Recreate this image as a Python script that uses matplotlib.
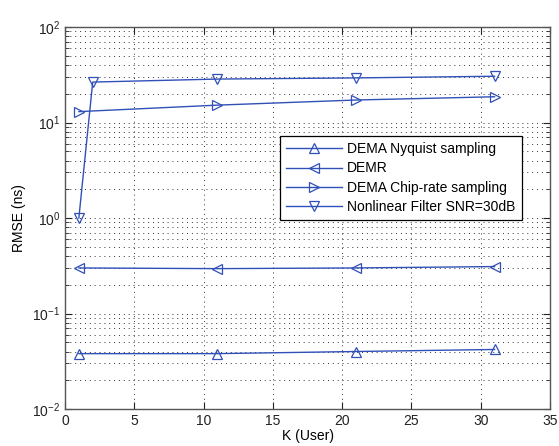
---
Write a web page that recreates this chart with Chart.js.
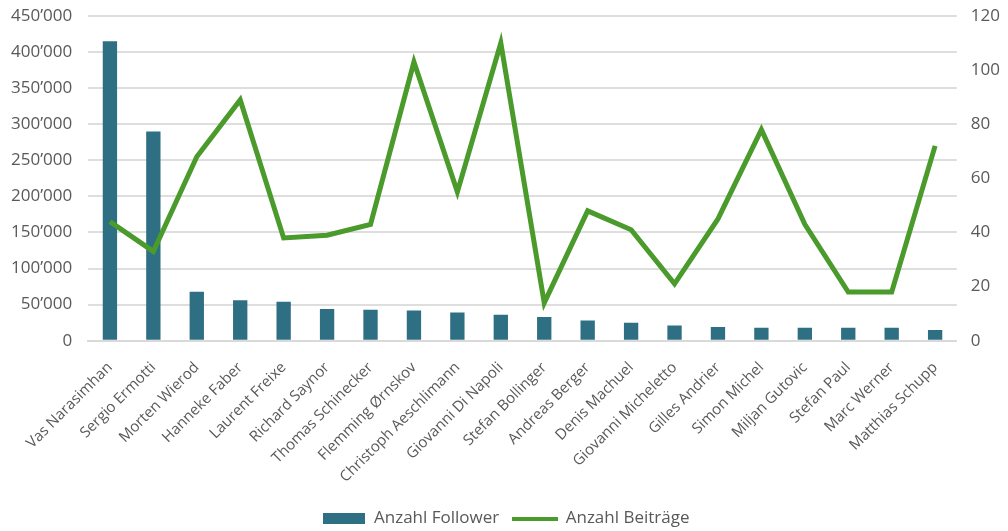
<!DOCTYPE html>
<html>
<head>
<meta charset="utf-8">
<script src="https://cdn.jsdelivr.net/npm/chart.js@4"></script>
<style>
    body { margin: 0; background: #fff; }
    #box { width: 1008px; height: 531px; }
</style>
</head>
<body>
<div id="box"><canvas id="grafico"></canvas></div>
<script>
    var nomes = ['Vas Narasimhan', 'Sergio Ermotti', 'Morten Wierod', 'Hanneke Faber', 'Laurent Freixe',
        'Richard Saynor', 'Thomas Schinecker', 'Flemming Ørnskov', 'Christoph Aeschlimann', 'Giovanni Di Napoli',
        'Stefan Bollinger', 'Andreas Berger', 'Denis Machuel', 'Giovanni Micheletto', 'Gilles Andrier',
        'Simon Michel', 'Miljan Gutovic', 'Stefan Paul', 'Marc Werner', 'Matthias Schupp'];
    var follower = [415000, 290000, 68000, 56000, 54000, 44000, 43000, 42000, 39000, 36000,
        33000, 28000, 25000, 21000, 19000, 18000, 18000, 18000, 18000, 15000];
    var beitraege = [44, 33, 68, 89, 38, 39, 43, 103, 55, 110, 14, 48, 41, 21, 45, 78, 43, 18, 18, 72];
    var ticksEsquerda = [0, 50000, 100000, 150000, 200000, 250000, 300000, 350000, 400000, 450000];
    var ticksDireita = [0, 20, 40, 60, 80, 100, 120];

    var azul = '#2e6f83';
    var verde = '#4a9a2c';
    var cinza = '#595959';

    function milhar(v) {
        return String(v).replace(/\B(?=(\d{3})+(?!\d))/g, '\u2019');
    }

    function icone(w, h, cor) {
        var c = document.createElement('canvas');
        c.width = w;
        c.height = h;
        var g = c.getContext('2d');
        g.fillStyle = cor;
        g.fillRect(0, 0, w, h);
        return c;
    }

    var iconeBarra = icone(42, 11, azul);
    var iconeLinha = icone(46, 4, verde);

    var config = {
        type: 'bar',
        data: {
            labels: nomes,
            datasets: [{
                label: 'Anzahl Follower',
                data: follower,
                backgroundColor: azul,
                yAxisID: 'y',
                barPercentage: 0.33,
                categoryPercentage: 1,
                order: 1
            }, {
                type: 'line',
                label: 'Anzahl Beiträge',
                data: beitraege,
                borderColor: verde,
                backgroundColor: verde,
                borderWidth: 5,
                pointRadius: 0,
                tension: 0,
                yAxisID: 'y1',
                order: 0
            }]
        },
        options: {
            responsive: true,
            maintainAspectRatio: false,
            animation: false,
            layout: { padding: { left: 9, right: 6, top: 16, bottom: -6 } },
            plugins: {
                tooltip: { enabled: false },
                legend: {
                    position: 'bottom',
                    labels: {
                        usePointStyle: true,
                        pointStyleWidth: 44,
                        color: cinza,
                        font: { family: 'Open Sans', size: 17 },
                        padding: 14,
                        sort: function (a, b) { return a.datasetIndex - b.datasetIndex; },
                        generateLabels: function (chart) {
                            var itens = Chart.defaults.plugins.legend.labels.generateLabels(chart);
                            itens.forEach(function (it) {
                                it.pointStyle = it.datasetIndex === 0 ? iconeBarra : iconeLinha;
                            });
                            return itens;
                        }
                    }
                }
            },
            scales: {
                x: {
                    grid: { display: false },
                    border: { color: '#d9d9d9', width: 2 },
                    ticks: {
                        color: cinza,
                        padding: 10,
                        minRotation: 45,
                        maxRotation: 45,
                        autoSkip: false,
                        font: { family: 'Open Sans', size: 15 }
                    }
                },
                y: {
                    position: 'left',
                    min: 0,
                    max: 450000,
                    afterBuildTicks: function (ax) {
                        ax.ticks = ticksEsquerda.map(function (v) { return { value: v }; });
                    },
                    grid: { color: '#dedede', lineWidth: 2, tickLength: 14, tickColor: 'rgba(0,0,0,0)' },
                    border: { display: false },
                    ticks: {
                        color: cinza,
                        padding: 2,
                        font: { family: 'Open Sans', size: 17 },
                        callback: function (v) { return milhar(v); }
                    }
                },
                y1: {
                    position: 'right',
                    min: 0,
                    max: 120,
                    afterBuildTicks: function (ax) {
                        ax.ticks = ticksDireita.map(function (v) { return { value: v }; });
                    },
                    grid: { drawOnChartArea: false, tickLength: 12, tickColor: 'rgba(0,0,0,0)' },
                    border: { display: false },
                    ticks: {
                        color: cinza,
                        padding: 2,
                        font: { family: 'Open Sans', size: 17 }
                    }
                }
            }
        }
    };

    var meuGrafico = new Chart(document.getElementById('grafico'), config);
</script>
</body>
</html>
--
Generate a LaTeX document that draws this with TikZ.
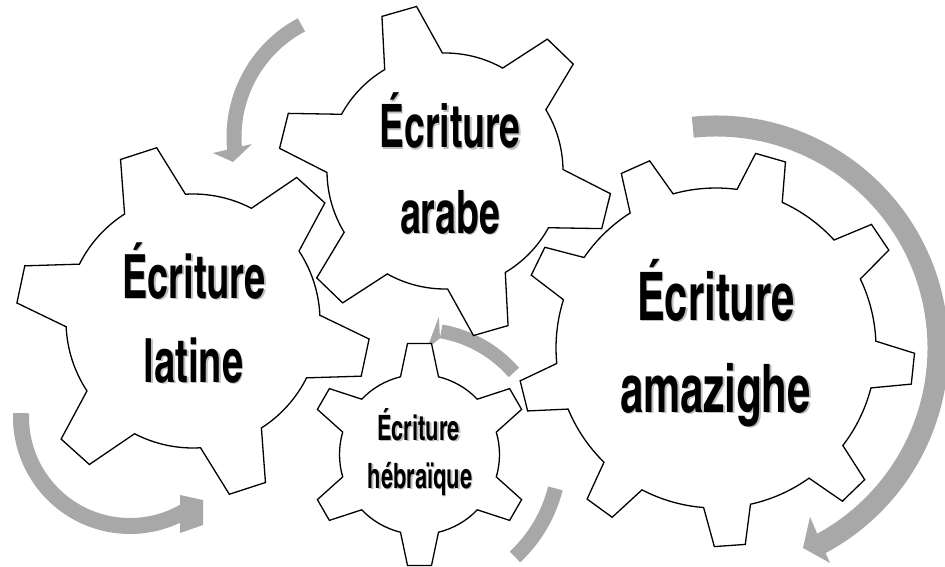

**Written exercise:** Output exactly the lines from the one containing "Write a web" through the one containing "var iconeLinha = icone(46, 4, verde);", both included, and nothing else; leave out any pictures.

**The output:**
Write a web page that recreates this chart with Chart.js.
<!DOCTYPE html>
<html>
<head>
<meta charset="utf-8">
<script src="https://cdn.jsdelivr.net/npm/chart.js@4"></script>
<style>
    body { margin: 0; background: #fff; }
    #box { width: 1008px; height: 531px; }
</style>
</head>
<body>
<div id="box"><canvas id="grafico"></canvas></div>
<script>
    var nomes = ['Vas Narasimhan', 'Sergio Ermotti', 'Morten Wierod', 'Hanneke Faber', 'Laurent Freixe',
        'Richard Saynor', 'Thomas Schinecker', 'Flemming Ørnskov', 'Christoph Aeschlimann', 'Giovanni Di Napoli',
        'Stefan Bollinger', 'Andreas Berger', 'Denis Machuel', 'Giovanni Micheletto', 'Gilles Andrier',
        'Simon Michel', 'Miljan Gutovic', 'Stefan Paul', 'Marc Werner', 'Matthias Schupp'];
    var follower = [415000, 290000, 68000, 56000, 54000, 44000, 43000, 42000, 39000, 36000,
        33000, 28000, 25000, 21000, 19000, 18000, 18000, 18000, 18000, 15000];
    var beitraege = [44, 33, 68, 89, 38, 39, 43, 103, 55, 110, 14, 48, 41, 21, 45, 78, 43, 18, 18, 72];
    var ticksEsquerda = [0, 50000, 100000, 150000, 200000, 250000, 300000, 350000, 400000, 450000];
    var ticksDireita = [0, 20, 40, 60, 80, 100, 120];

    var azul = '#2e6f83';
    var verde = '#4a9a2c';
    var cinza = '#595959';

    function milhar(v) {
        return String(v).replace(/\B(?=(\d{3})+(?!\d))/g, '\u2019');
    }

    function icone(w, h, cor) {
        var c = document.createElement('canvas');
        c.width = w;
        c.height = h;
        var g = c.getContext('2d');
        g.fillStyle = cor;
        g.fillRect(0, 0, w, h);
        return c;
    }

    var iconeBarra = icone(42, 11, azul);
    var iconeLinha = icone(46, 4, verde);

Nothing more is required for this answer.